The state electricity regulatory commissions (SERCs) have initiated steps to bring about a gradual reduction in cross-subsidies. For instance, tariffs for domestic consumers are being levellised with the cost of supply. The agricultural sector, however, continues to be heavily subsidised and the bulk of the cost is borne by state governments. In most cases, the tariff increase for the subsidising categories (non-domestic and industrial consumers) was lower than the hike for the subsidised categories till 2006-07. However, increasing power costs since 2007-08 have been a setback.

Key trends

There was a sharp increase in power costs between 2007-08 and 2009-10. However, power costs plateaued in 2010-11, with states like Haryana and Assam even showing a decline. Cross-subsidisation levels have been increasing and are very high in states like Kerala, Orissa, Andhra Pradesh and Maharashtra.

However, there have been different trends for various power transactions – long-term power costs have been increasing while short-term costs have been declining.

High fuel costs and increasing capital expenditure for new capacities have been driving long-term power costs. On the other hand, the reluctance to pick up expensive short-term power and its increased availability have reduced the cost of electricity. The SERCs’ restrictions on volumes and prices, and the marginal profitability of utilities have also contributed to this.

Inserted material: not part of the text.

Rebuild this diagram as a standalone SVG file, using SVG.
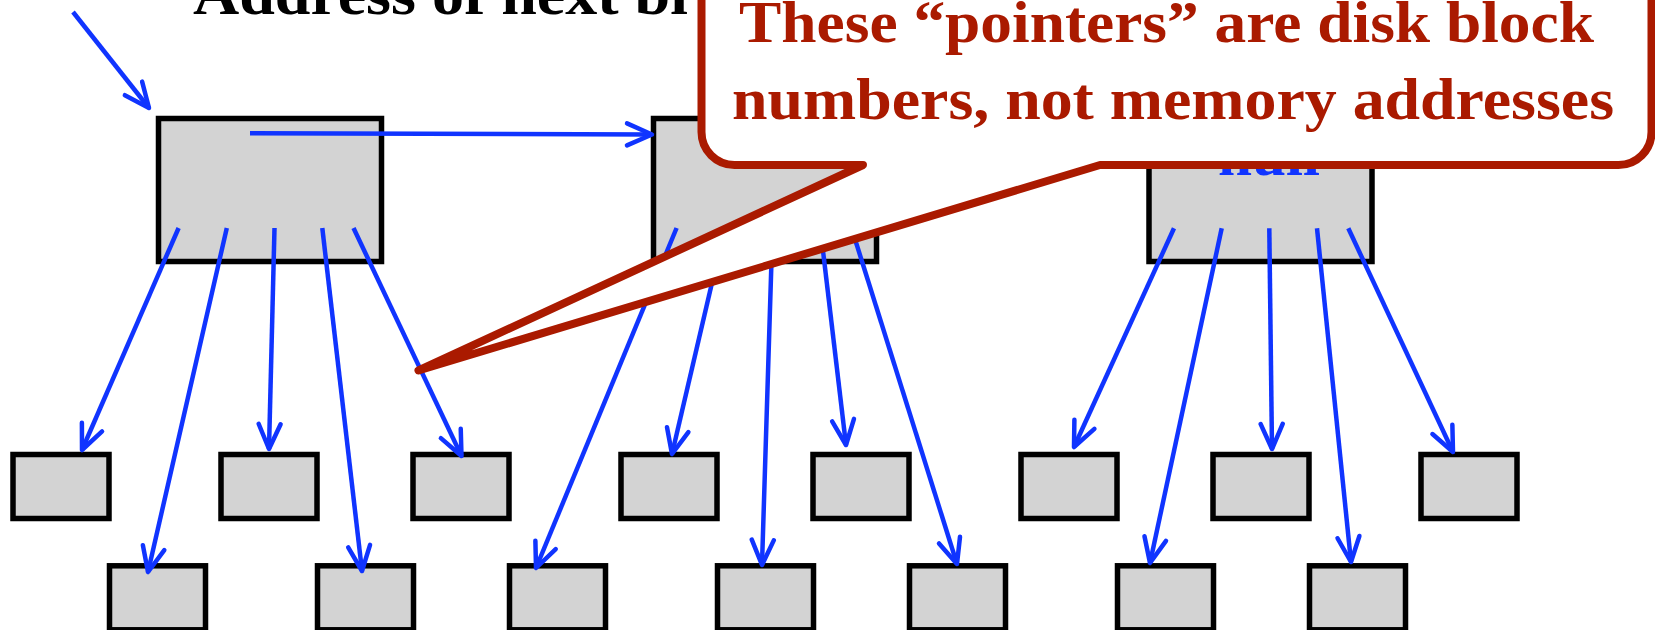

Despite these positive developments, non-domestic and industrial consumers continue to cross-subsidise other categories. The average cost of supply is Rs 3.41 per kWh. The cross-subsidisation level is high as compared to the cost of supply for the subsidising category.

Industrial tariffs versus commercial tariffs

Telecom power usage is charged under the commercial power category. States like Kerala, Madhya Pradesh, West Bengal, Andhra Pradesh and Maharashtra have the highest tariffs for this category. Grid power usage by the telecom sector is the highest in Andhra Pradesh and Tamil Nadu.

Of late, several state power utilities have been suggesting to telecom tower companies to shift from the commercial category to the industrial segment as tariffs are lower for the latter. However, power availability is also lower for the industrial category as compared to commercial consumers.


Going forward, competitive bidding will be a key factor driving cost reduction. However, due to growing losses of distribution companies, the near-term outlook is not positive in terms of tariffs, which are likely to increase by 15-20 per cent over the next year and 6-7 per cent beyond that. The highest tariff increase is expected in Tamil Nadu (35 per cent), while the lowest hike is expected in Gujarat (5-7 per cent).

Power availability is likely to increase by 15,000-20,000 MW annually. Another likely trend is the increasing demand from high-end consumers including the industrial and commercial segments vis-à-vis retail users.